Public choice has emphasized the economic partner in Baptist and Bootlegger coalitions, but often the dominant partner is ideological. Consider environmental regulations. While the design and specifics of environmental rules have clearly been influenced by economic interests, the overall thrust to push residual emissions down to zero came from environmentalists.

Perhaps the most neglected consideration is that businessmen, like Americans generally, find little pride in gains achieved through special dealing. For most business leaders, as for most Americans, earned achievements with their concomitant sense of virtue are the only path to happiness. There is something shameful, immoral even, about being “given” success. Has morality been too quickly discounted by economists?
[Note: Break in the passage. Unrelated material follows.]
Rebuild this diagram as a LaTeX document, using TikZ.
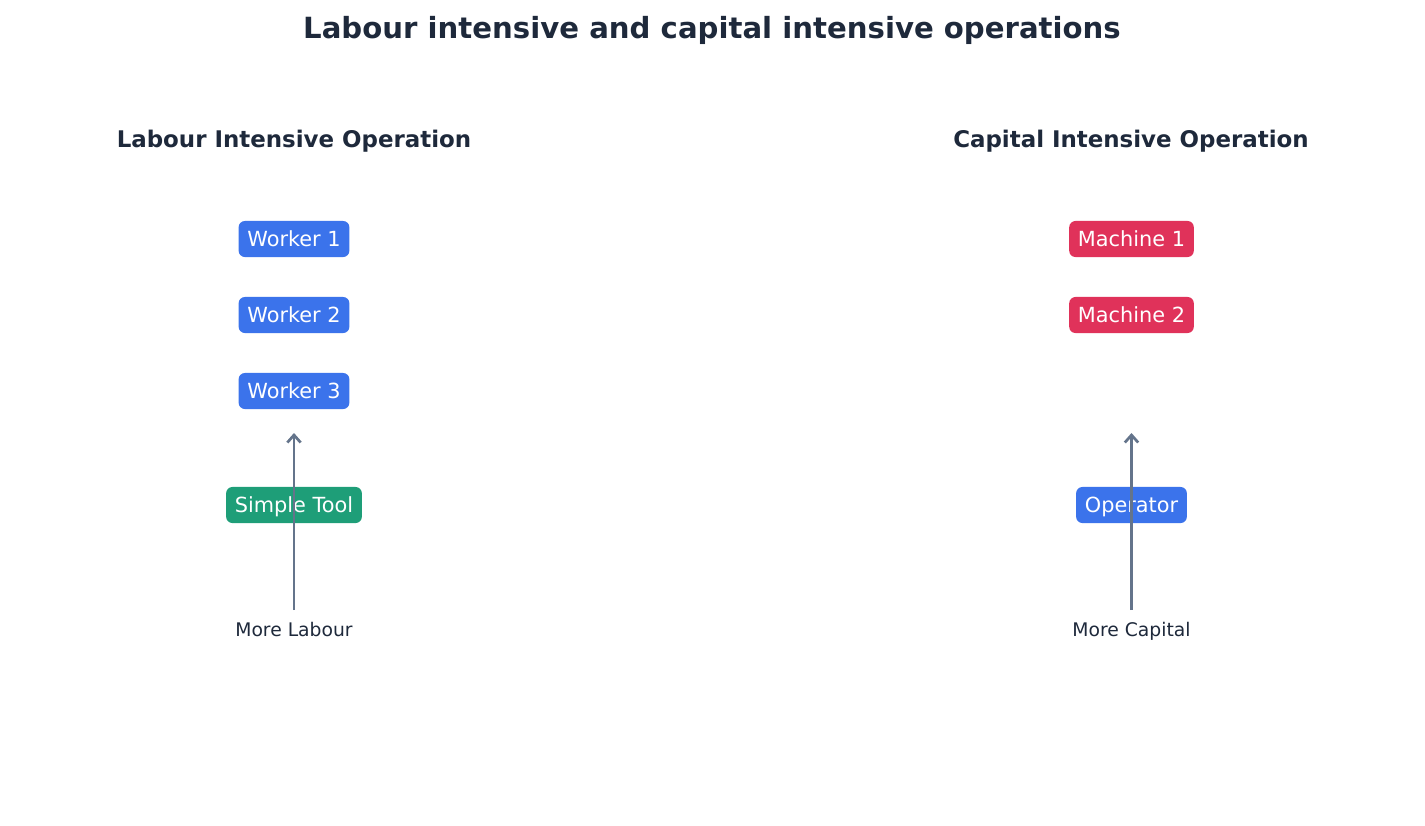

My point is that public choice economists focus on a problem that is smaller than they and the popular media suggest. The dominant, negative stories of crony capitalism—told by both left- and right-leaning academics—have led many businessmen to avoid politics altogether, and in some cases even to join the ranks of the crony capitalists. With intellectuals of all stripes emphasizing only the negatives of business involvement in politics, should we be surprised that business has largely remained passive and defensive as government has grown massively over the last century? And should we be surprised that calls for “driving money out of politics” would have become so powerful? A more balanced view clarifying the positive role of business in that world would be helpful. After all, if money (that is, economic interests) were driven out of politics, we’d be left with nothing but ideological groups. History does not suggest that this would lead to better policies.